Walter salió de su encierro a la hora de la cena. «Lo siento, primo. Siento haberte hablado de esa manera. Pero hazte cargo de mi situación…» (Los privilegios de quien tiene ya las monedas en la boca, como quien dice. Los últimos caprichos del condenado.) Le argumenté que era por motivos de seguridad, aunque aquello sonase grandilocuente a una persona ajena a los códigos de la profesión. «No volverá a ocurrir.»

…Pero ocurrió. Al día siguiente. Una nueva muchacha de ojos hastiados. Una nueva muchacha de tacones veloces, huyendo por el pasillo. Una nueva despedida del mundo, del demonio y de la carne para el primo Walter, el veterano hedonista, el partidario de agarrar a la vida por la cola, y que la vida berree. Pero, después de todo, ¿qué puede reprocharle uno a un hombre que está al borde de la muerte? ¿Qué puede recriminarle un cliente habitual del Club Pink 2 a un putero desesperado? (Le hablé, por cierto, del Club Pink 2, pero me dijo que no era lo mismo, que a él le ilusionaba despertarse al lado de una mujer: salir del sueño y tener un sueño al lado, y me sorprendió mucho en él, la verdad, aquel brote de lirismo.)

En definitiva: el primo Walter había llegado a casa con su ataúd a cuestas y estaba claro que había que convivir con los dos. Con él y con su ataúd.

Como las cosas suelen venir por rachas, incluidas entre esas cosas las ráfagas de muerte, fui al entierro de Esteban Coe, que se había ido de este complicado titirimundi en un abrir y cerrar de ojos por una especie de rebelión general de su organismo en contra de sí. Su viuda, que debía de andar por el ecuador de la cincuentena y que sostenía con alfileres sus esplendores, con esa imponencia crepuscular de las bellezas rotundas, llevaba varias pulseras de oro, y grandes pendientes de lo mismo, y un puñado de anillos con pedrería de ringorrango, artesanía sin duda del difunto Coe. El oro era su luto, su homenaje al caído por la borda. Mientras metían a Coe en el nicho, me asaltó un pensamiento inaceptable: «Con lo que esa mujer lleva encima, podría vivir durante un año una familia compuesta por tres personas y por un perro».
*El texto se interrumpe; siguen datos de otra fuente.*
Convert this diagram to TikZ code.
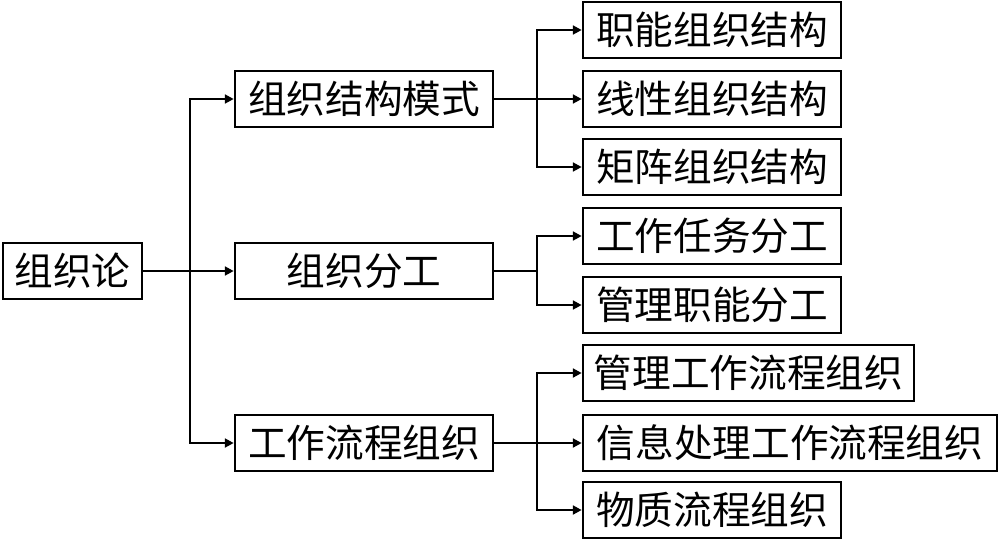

Como la mañana estaba buena, me fui dando un paseo hasta la ciudad con el ex policía Mani, con el panadero Margalef y con el taxidermista Mahmud, los tres supervivientes, conmigo, de nuestra peña billarista. Paramos a tomar algo, a charlar un poco -así por encima- de la vida y de la muerte a cantar la necrológica de Esteban Coe, a brindar por su descanso eterno, a ensalzar la imponencia de la viuda y al rato nos despedimos. Creo que a todos nos resultó raro reunimos fuera de los billares, porque la nuestra es una amistad con escenografía concreta. Fuera de esa escenografía, cada cual tiene su existencia peculiar, opaca para los otros. Fuera de los Billares Heredia, somos en realidad extraños mutuos.